Not very scientific, but I found a couple of reviews using a common laptop chassis to try to compare 18A and N3B thermal performance (Panther Lake and Arrow Lake-H) respectively. Both tests used Cinebench in a loop to determine what power level the CPU could stay at, for a given fan profile. Note the Cinebench performance numbers can't be directly compared as they used different versions, but the drop in "best run" vs "10 minutes of heat soaked" may be useful.

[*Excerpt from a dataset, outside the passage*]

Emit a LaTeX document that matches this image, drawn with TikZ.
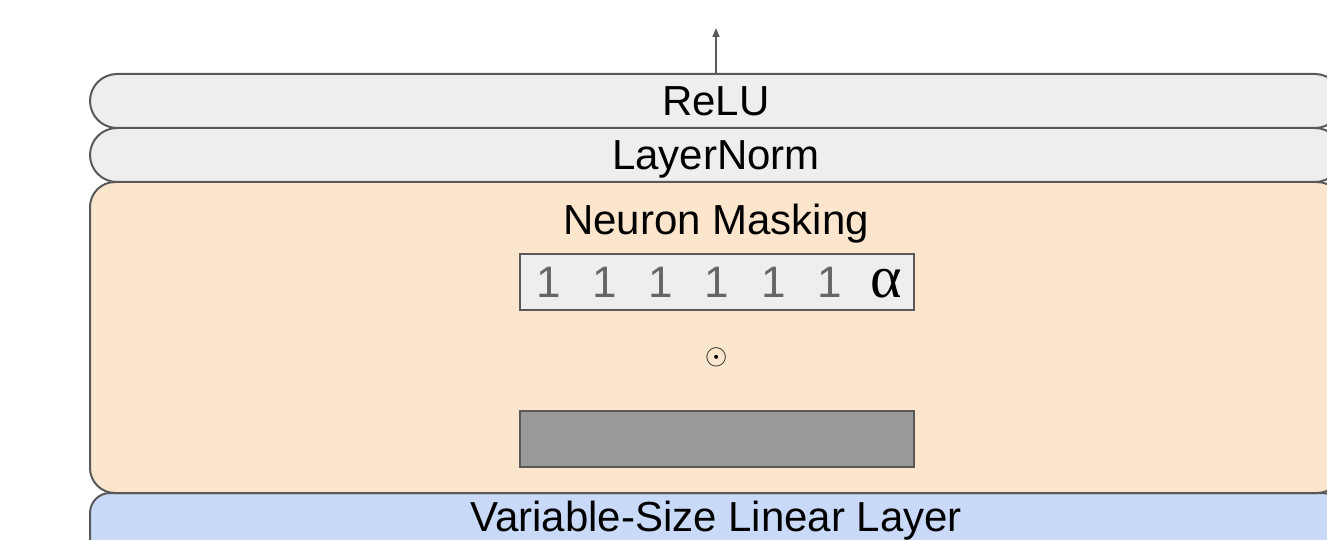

Power at Temp (measured by the CPU software) with fans set to performance:
- Arrow Lake-H can sustain about 35W ("high -80's C")
- Panther Lake can sustain 30W (77C) or 44W (92C) with fans set to performance with keyboard attached

Power/Temp in silent/whisper mode:
- Arrow-Lake H "down to about 20W at low 70's C"
- Panther Lake 20W at 67C

Performance - best run vs "10 minutes heat soaked" - Cinebench multithreaded, fans in performance mode.
- Arrow Lake-H went from 17348 to 15627 for CB 2023, a drop of about 10%
- Panther Lake went from 1142 to 1103 for CB 2024, a drop of 4%.

Source 1: Panther Lake Asus Zenbook Duo: https://www.techpowerup.com/review/asus-zenbook-duo-ux8407/10.html
Source 2: Arrow Lake-H Asus Zenbook Duo: https://www.ultrabookreview.com/70717-asus-zenbook-duo-review-2025/

Take-aways: Using a similar (same?) laptop chassis, Panther Lake is losing less performance when going from 'first run' to 'running for 10 minutes' in a heat soak benchmark. Power @ Temp also appears to be about equal for both chips, indicating the thermal resistance of an 18A chip might not be significantly worse than a N3B variant.

Full caveats that these are different architectures, and Intel's Panther Lake is a HUGE improvement in efficiency vs. prior Intel and current AMD offerings.

P.S. I think Arrow Lake-H is a bit of a better foil as Lunar Lake just has too few cores for an 'even' comparison in thermals and performance. Also, without seeing teardowns - ASUS could have changed it's cooling solution between the Arrow Lake-H and Panther Lake laptops, so this is definitely not a 'great' comparison.